Accelerated thermo-oxidative aging for carbon fiber reinforced polycyanate under high pressure atmosphere

Abstract

The aim of this study is to accelerate thermo-oxidative aging in carbon fiber reinforced plastics (CFRP) submitted to high temperature atmospheric pressure. In this study, long-term thermo-oxidative aging test was conducted to examine the effect of high pressure atmospheric environment on the weight and mechanical properties of CFRP to accelerate the rate of thermo-oxidative degradation. The effect of thermo-oxidative environment under high atmospheric pressure on the change in weight, strength, and shrinkage behavior of a CFRP with polycyanate (FSD-M-08178) was investigated. The aging test was conducted at 180 °C up to 8,000 h under atmospheric pressure and the test result was used as a reference data. Other aging tests were also conducted under elevated pressure conditions (0.3 and 0.5 MPa) at the same exposure temperature up to 2,000 h and the test results were treated as the accelerated aging test data. Unidirectional laminates [0]8 and [90]8 for tensile specimens and angle ply laminates [±45]2S for off-axis tensile specimens were aged in oven, and then mechanical tests were carried out on them. The results indicated that elevated pressure would cause faster and larger weight gain in earlier aging period.

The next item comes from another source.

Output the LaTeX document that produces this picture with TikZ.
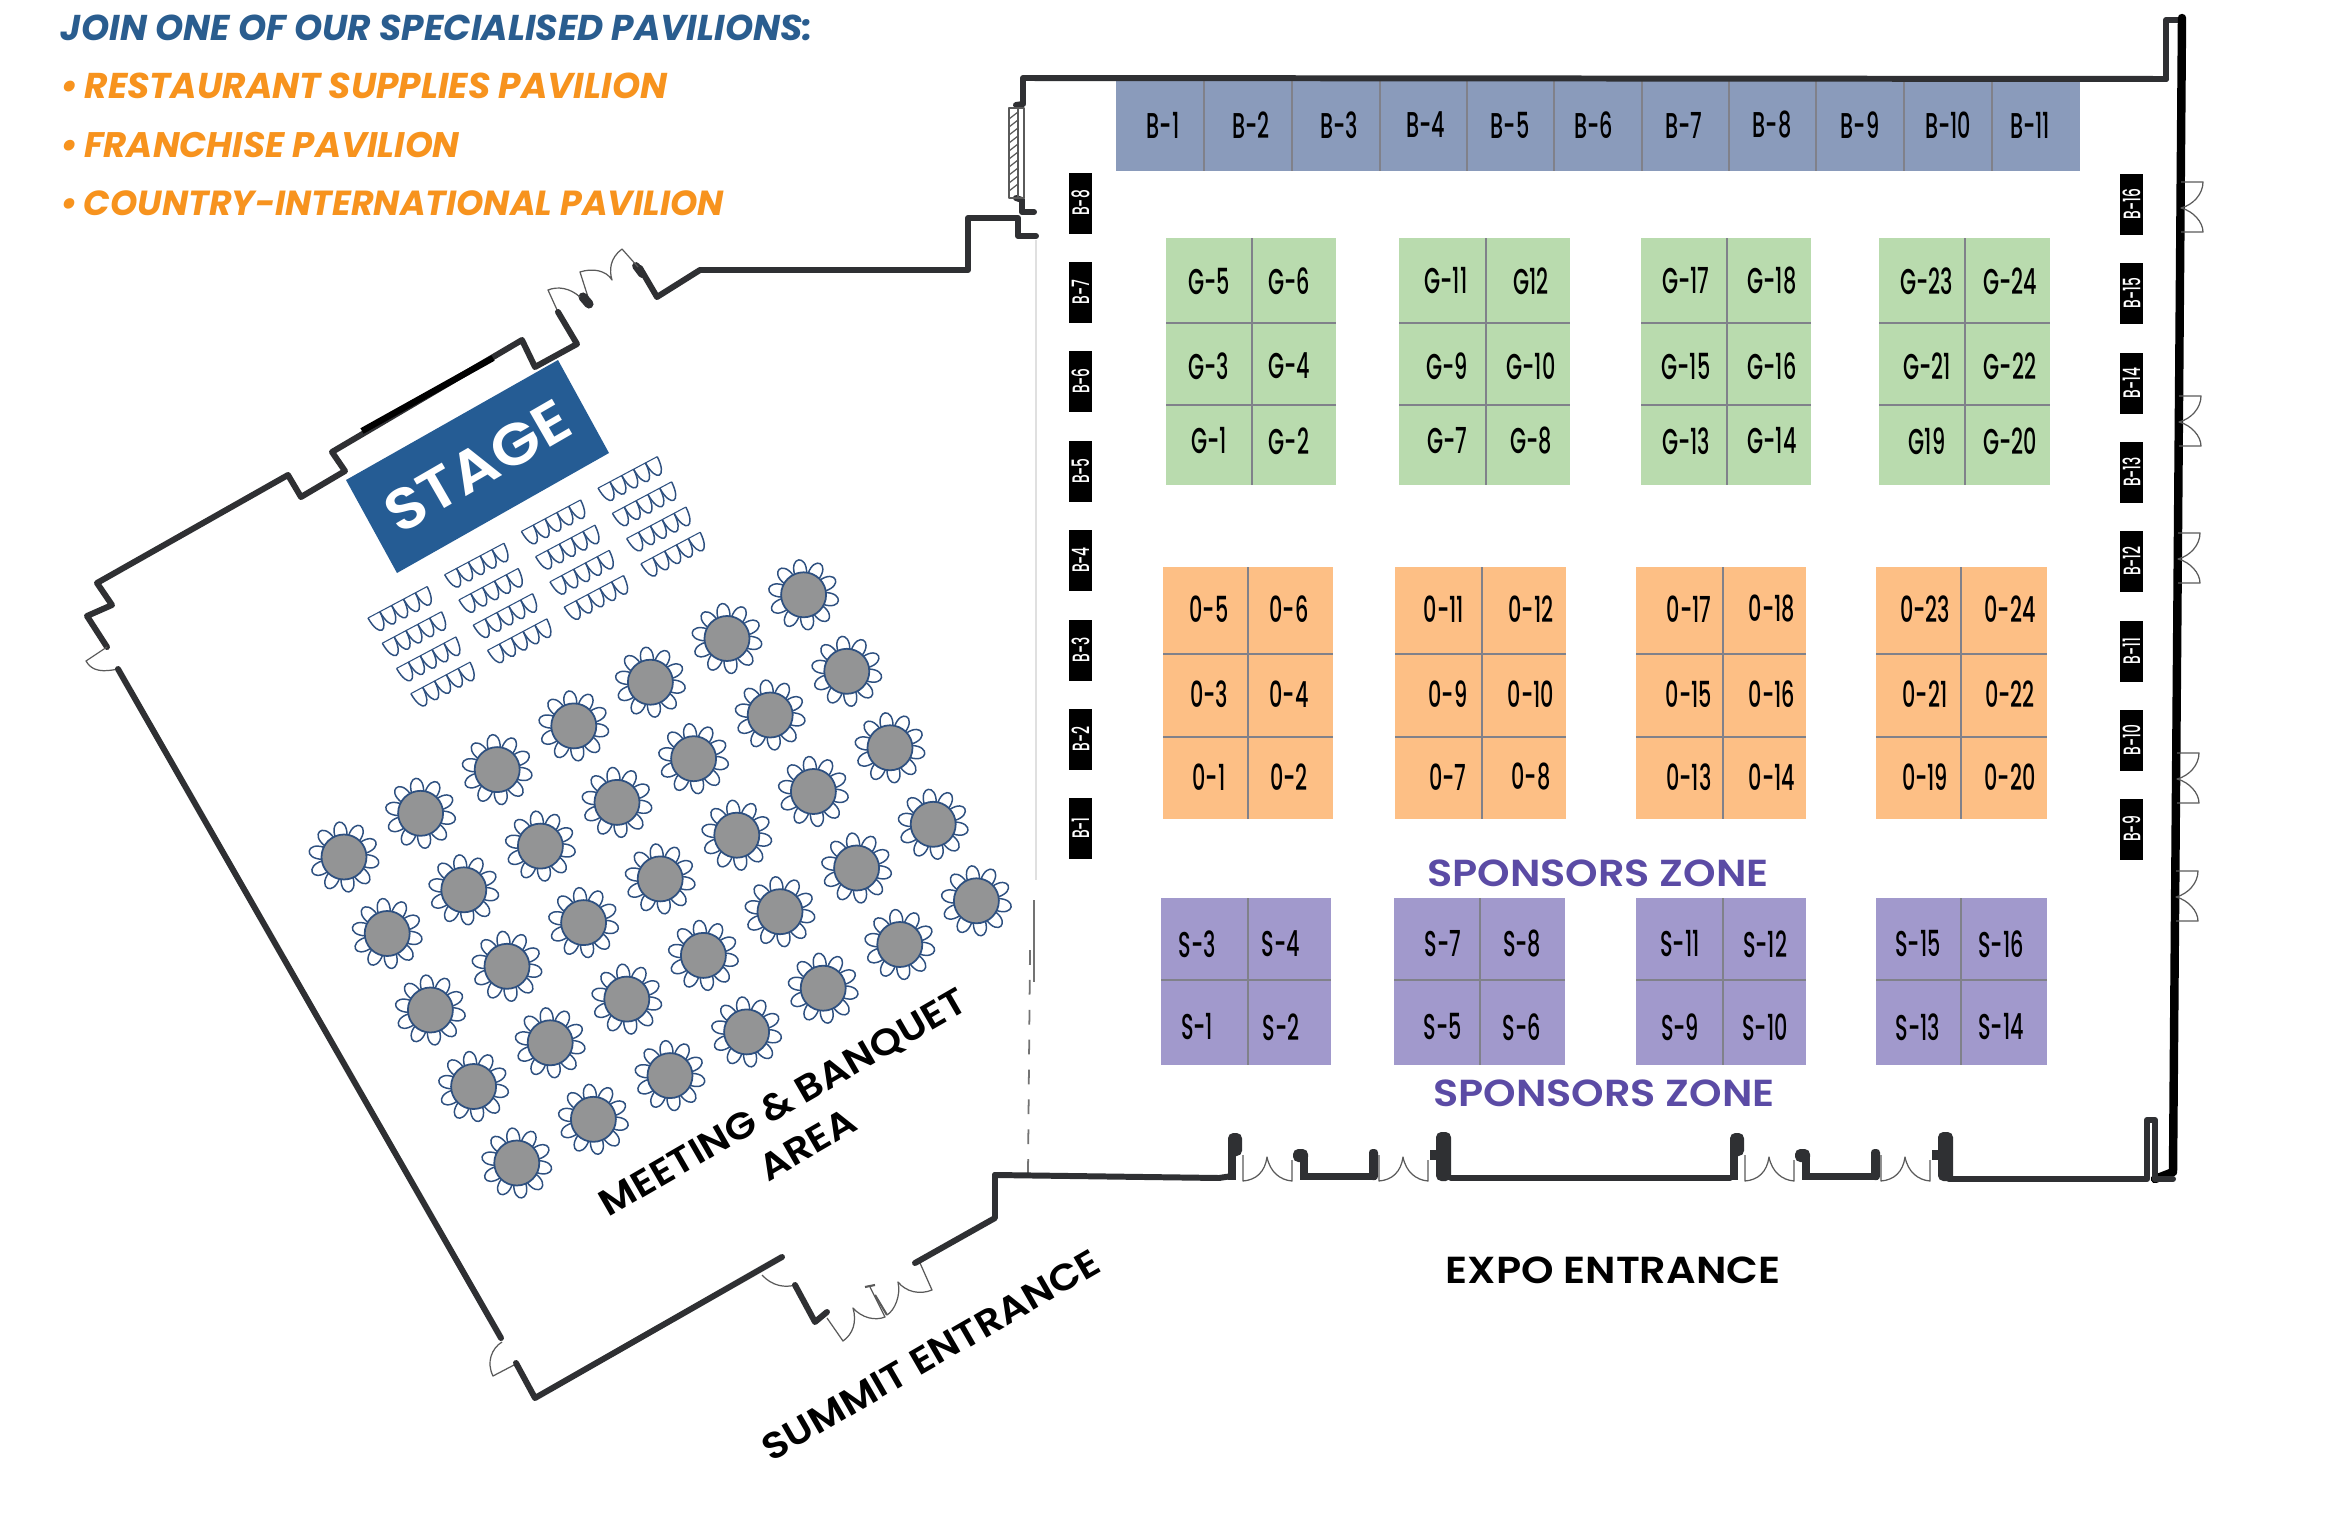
\documentclass[tikz,border=0pt]{standalone}
\usepackage{fontspec}
\setmainfont{Poppins}
\newfontfamily\boothf[FakeStretch=0.58]{Poppins Medium}
\newfontfamily\widef[FakeStretch=1.1]{Poppins SemiBold}
\definecolor{wallc}{HTML}{2F3033}
\definecolor{doorc}{HTML}{5A5A5A}
\definecolor{chairc}{HTML}{2E5080}
\definecolor{tablec}{HTML}{939495}
\definecolor{stagec}{HTML}{255C94}
\definecolor{headc}{HTML}{2A5D8F}
\definecolor{orangec}{HTML}{F7931E}
\definecolor{zonec}{HTML}{5B4BA5}
\definecolor{bluebooth}{HTML}{8A9BBB}
\definecolor{greenbooth}{HTML}{B9DBAE}
\definecolor{orangebooth}{HTML}{FDBF85}
\definecolor{purplebooth}{HTML}{A199CC}
\definecolor{divc}{HTML}{80818A}
\tikzset{
  wall/.style={draw=wallc,line width=1.7pt,line join=round,line cap=round},
  blackwall/.style={draw=black,line width=2.4pt,line join=round,line cap=round},
  doorline/.style={draw=doorc,line width=.35pt,line join=round},
  divider/.style={draw=divc,line width=.55pt},
  boothtext/.style={font=\boothf\fontsize{10.2}{11}\selectfont,text=black,inner sep=0pt},
  sidebox/.style={fill=black,text=white,minimum width=61*0.01cm,minimum height=23*0.01cm,inner sep=0pt,rotate=90,font=\boothf\fontsize{6.8}{7}\selectfont},
  roundtable/.pic={
    \foreach \a in {10,46,...,334}{
      \draw[chairc,line width=.42pt,rotate=-\a] (21,-6) .. controls (40,-9) and (40,9) .. (21,6);
    }
    \draw[chairc,line width=.5pt,fill=tablec] (0,0) circle[radius=22.5];
  },
  seatrow/.pic={
    \foreach \i in {0,13.4,26.8,40.2,53.6}{
      \draw[chairc,line width=.42pt] (\i,0) .. controls (\i+0.5,23) and (\i+12.9,23) .. (\i+13.4,0);
    }
    \draw[chairc,line width=.3pt] (0,0) -- (67,0);
  }
}
\newcommand\entrydoors[1]{%
\begin{scope}[shift={(#1,0)}]
  \fill[wallc,rounded corners=1.5] (1228,1133) rectangle (1242,1156);
  \fill[wallc] (1228,1150) rectangle (1236,1180);
  \draw[doorline] (1243,1155) -- (1243,1181) .. controls (1256,1180) and (1265,1172) .. (1267,1157) .. controls (1270,1172) and (1280,1180) .. (1292,1181) -- (1292,1160);
  \fill[wallc,rounded corners=1.5] (1293,1149) rectangle (1308,1162);
  \fill[wallc] (1300,1155) rectangle (1308,1180);
  \fill[wallc] (1300,1173) rectangle (1376,1180);
  \fill[wallc,rounded corners=1] (1369,1149) rectangle (1378,1180);
  \draw[doorline] (1379,1155) -- (1379,1181) .. controls (1392,1180) and (1401,1172) .. (1403,1157) .. controls (1406,1172) and (1416,1180) .. (1428,1181) -- (1428,1160);
  \fill[wallc] (1430,1150) rectangle (1442,1160);
  \fill[wallc,rounded corners=1.5] (1436,1132) rectangle (1451,1181);
\end{scope}}
\newcommand\sidedoor[2]{% wall x, top y
  \draw[doorline] (#1,#2) -- (#1+22,#2) .. controls (#1+22,#2+12) and (#1+12,#2+23) .. (#1,#2+26)
     .. controls (#1+12,#2+29) and (#1+22,#2+40) .. (#1+22,#2+50) -- (#1,#2+50);}
\begin{document}
\begin{tikzpicture}[x=0.01cm,y=-0.01cm]
\useasboundingbox (0,0) rectangle (2335,1521);
\fill[white] (0,0) rectangle (2335,1521);

% booth blocks
\fill[bluebooth] (1116,80) rectangle (2080,171);
\foreach \x in {1204,1292,1380,1467,1554,1642,1729,1816,1904,1992}{\draw[divider] (\x,80) -- (\x,171);}
\foreach \a/\b/\c in {1166/1252/1336,1399/1486/1570,1641/1727/1811,1879/1965/2050}{
  \fill[greenbooth] (\a,238) rectangle (\c,485);
  \draw[divider] (\b,238) -- (\b,485) (\a,323) -- (\c,323) (\a,405) -- (\c,405);
}
\foreach \a/\b/\c in {1163/1248/1333,1395/1482/1566,1636/1723/1806,1876/1961/2047}{
  \fill[orangebooth] (\a,567) rectangle (\c,819);
  \draw[divider] (\b,567) -- (\b,819) (\a,654) -- (\c,654) (\a,737) -- (\c,737);
}
\foreach \a/\b/\c in {1161/1248/1331,1394/1480/1565,1636/1723/1806,1876/1961/2047}{
  \fill[purplebooth] (\a,898) rectangle (\c,1065);
  \draw[divider] (\b,898) -- (\b,1065) (\a,980) -- (\c,980);
}
% booth labels
\foreach \x/\t in {1163/B-1,1251/B-2,1339/B-3,1426/B-4,1510/B-5,1594/B-6,1684/B-7,1772/B-8,1860/B-9,1948/B-10,2030/B-11}{
  \node[boothtext] (top\t) at (\x,125) {\t};
}
\foreach \x/\y/\t in {1209/281/G-5,1289/281/G-6,1209/366/G-3,1289/366/G-4,1209/441/G-1,1289/441/G-2,
  1446/281/G-11,1531/281/G12,1447/366/G-9,1531/366/G-10,1447/441/G-7,1531/441/G-8,
  1686/281/G-17,1772/281/G-18,1686/366/G-15,1772/366/G-16,1686/441/G-13,1772/441/G-14,
  1927/281/G-23,2010/281/G-24,1927/366/G-21,2010/366/G-22,1927/441/G19,2010/441/G-20,
  1209/609/0-5,1289/609/0-6,1209/694/0-3,1289/694/0-4,1209/777/0-1,1289/777/0-2,
  1444/609/0-11,1531/609/0-12,1448/694/0-9,1531/694/0-10,1448/777/0-7,1531/777/0-8,
  1689/609/0-17,1772/609/0-18,1689/694/0-15,1772/694/0-16,1689/777/0-13,1772/777/0-14,
  1925/609/0-23,2010/609/0-24,1925/694/0-21,2010/694/0-22,1925/777/0-19,2010/777/0-20,
  1197/944/S-3,1281/944/S-4,1197/1027/S-1,1281/1027/S-2,
  1443/944/S-7,1522/944/S-8,1443/1027/S-5,1522/1027/S-6,
  1680/944/S-11,1765/944/S-12,1680/1027/S-9,1765/1027/S-10,
  1918/944/S-15,2001/944/S-16,1918/1027/S-13,2001/1027/S-14}{
  \node[boothtext] (\t) at (\x,\y) {\t};
}
% side booths
\foreach \y/\t in {203/B-8,292/B-7,381/B-6,471/B-5,560/B-4,650/B-3,739/B-2,828/B-1}{
  \node[sidebox] (left\t) at (1080.5,\y) {\t};
}
\foreach \y/\t in {204/B-16,293/B-15,383/B-14,472/B-13,561/B-12,651/B-11,740/B-10,829/B-9}{
  \node[sidebox] (right\t) at (2131.5,\y) {\t};
}

% divider between halls
\draw[draw=black!12,line width=.3pt] (1036,240) -- (1036,880);
\draw[draw=black!55,line width=.4pt] (1034,900) -- (1034,982);
\draw[draw=black!55,line width=.5pt,dash pattern=on 4.2pt off 4.3pt] (1030,950) -- (1028,1175);

% outer walls : top and left of exhibition hall
\draw[wall] (2166,79) -- (1023,78) -- (1023,104) -- (1016,105);
\draw[wall] (2166,79) -- (2166,20) -- (2182,20);
\draw[blackwall] (2182,18) -- (2173,1172) -- (2155,1179);
\draw[wall] (1016,198) -- (1022,200) -- (1022,212) -- (1034,212);
\draw[wall] (1036,236) -- (1018,236) -- (1018,218) -- (968,218) -- (968,270) -- (700,270) -- (657,297) -- (640,268);
\draw[wall,line width=2.2pt] (636,266) -- (642,274);
% hatched panel
\draw[doorline] (1009,108) rectangle (1018,198);
\draw[doorline] (1018,108) -- (1024,108) -- (1024,198) -- (1018,198);
\foreach \y in {112,120,...,190}{\draw[doorline] (1009,\y+7) -- (1018,\y);}
% upper-left doors
\draw[doorline] (638,267) -- (622,249) .. controls (610,258) and (609,270) .. (612,280) .. controls (606,270) and (592,268) .. (580,272) -- (588,297);
\draw[wall,line width=2.6pt] (583,297) -- (589,304);
\draw[doorline] (580,297) .. controls (570,288) and (558,286) .. (548,290) -- (558,312);
% stage-side wall
\draw[wall] (558,312) -- (577,344) -- (535,367) -- (522,340) -- (332,452) -- (345,471) -- (301,497) -- (288,475) -- (97,583) -- (112,605) -- (87,616) -- (107,647);
\draw[draw=black,line width=1.8pt] (362,431) -- (493,358);
% left door
\draw[doorline] (107,647) -- (86,661) .. controls (92,672) and (104,672) .. (118,669);
% long left wall
\draw[wall] (118,669) -- (501,1338);
\draw[doorline] (502,1342) .. controls (492,1348) and (486,1362) .. (493,1376) -- (514,1365);
\draw[wall] (516,1363) -- (535,1398) -- (782,1257);
% summit doors
\draw[doorline] (762,1275) .. controls (772,1286) and (785,1288) .. (795,1285);
\draw[wall] (795,1285) -- (815,1322) -- (827,1312);
\draw[doorline] (827,1318) -- (843,1341) .. controls (853,1334) and (857,1322) .. (853,1308) .. controls (862,1318) and (875,1321) .. (885,1317) -- (870,1287);
\draw[doorline,line width=.6pt] (865,1287) -- (875,1285);
\draw[doorline,line width=.6pt] (887,1315) -- (875,1295);
\draw[doorline] (887,1315) .. controls (895,1310) and (901,1295) .. (898,1282) .. controls (906,1292) and (920,1295) .. (932,1290) -- (920,1263);
\draw[wall] (915,1263) -- (995,1218) -- (995,1175);
\draw[wall] (995,1175) -- (1219,1178) -- (1232,1176);
\entrydoors{0}
\entrydoors{502}
\draw[wall] (1451,1178) -- (1730,1178);
\draw[wall] (1949,1179) -- (2147,1179) -- (2147,1120) -- (2155,1120) -- (2155,1179);
\draw[wall] (2155,1179) -- (2173,1179);
% right doors
\sidedoor{2181}{182}
\sidedoor{2179}{396}
\sidedoor{2178}{533}
\sidedoor{2177}{753}
\sidedoor{2176}{871}

% stage
\fill[stagec] (558,360) -- (609,453) -- (397,573) -- (346,480) -- cycle;
\node[font=\widef\fontsize{16.5}{18}\selectfont,text=white,rotate=30,inner sep=0pt] (stage) at (477.5,466.5) {STAGE};

% theatre chairs
\foreach \i in {0,1,2,3}{
  \foreach \j in {0,1,2,3}{
    \path ({368+76.7*\i+14.3*\j},{618-43.3*\i+25.2*\j}) pic[rotate=28] {seatrow};
  }
}
% round tables
\foreach \r in {0,...,4}{
  \foreach \c in {0,...,6}{
    \path ({344+76.6*\c+43.2*\r},{857-43.7*\c+76.5*\r}) pic {roundtable};
  }
}

% texts
\node[anchor=west,font=\bfseries\itshape\fontsize{10.2}{12}\selectfont,text=headc,inner sep=0pt] (h0) at (60,28) {JOIN ONE OF OUR SPECIALISED PAVILIONS:};
\node[anchor=west,font=\bfseries\itshape\fontsize{10.2}{12}\selectfont,text=orangec,inner sep=0pt] (h1) at (60,86) {•\,RESTAURANT SUPPLIES PAVILION};
\node[anchor=west,font=\bfseries\itshape\fontsize{10.1}{12}\selectfont,text=orangec,inner sep=0pt] (h2) at (60,145) {•\,FRANCHISE PAVILION};
\node[anchor=west,font=\bfseries\itshape\fontsize{9.9}{12}\selectfont,text=orangec,inner sep=0pt] (h3) at (60,203) {•\,COUNTRY-INTERNATIONAL PAVILION};
\node[font=\widef\fontsize{10.7}{14}\selectfont,text=zonec,inner sep=0pt] (z1) at (1598,873) {SPONSORS ZONE};
\node[font=\widef\fontsize{10.7}{14}\selectfont,text=zonec,inner sep=0pt] (z2) at (1604,1093) {SPONSORS ZONE};
\node[font=\widef\fontsize{10.7}{14}\selectfont,text=black,inner sep=0pt] (expo) at (1613,1270) {EXPO ENTRANCE};
\node[font=\widef\fontsize{10.5}{14}\selectfont,text=black,inner sep=0pt,rotate=30] (summit) at (931,1355) {SUMMIT ENTRANCE};
\node[font=\widef\fontsize{10.5}{14}\selectfont,text=black,inner sep=0pt,rotate=30,align=center] (meeting) at (795,1123) {MEETING \& BANQUET\\AREA};
\end{tikzpicture}
\end{document}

The outcomes of these experiments were changes in weight, strength, and local shrinkage deformation were changed quickly under elevated atmospheric pressure environment. Same micro damage onset and extension irrespective of pressure during thermo-oxidative aging and subsequent loading test were observed. The test results indicate that the change in weight, strength, and local shrinkage deformation could be accelerated by elevated pressure without change in thermo-oxidative degradation mechanism. Therefore, the elevated pressure testing would be a better method to accelerate thermo-oxidative degradation. On the other hand, the change in strength under elevated pressure conditions is faster than local shrinkage deformation. Equivalent acceleration rate of degradation could not be obtained.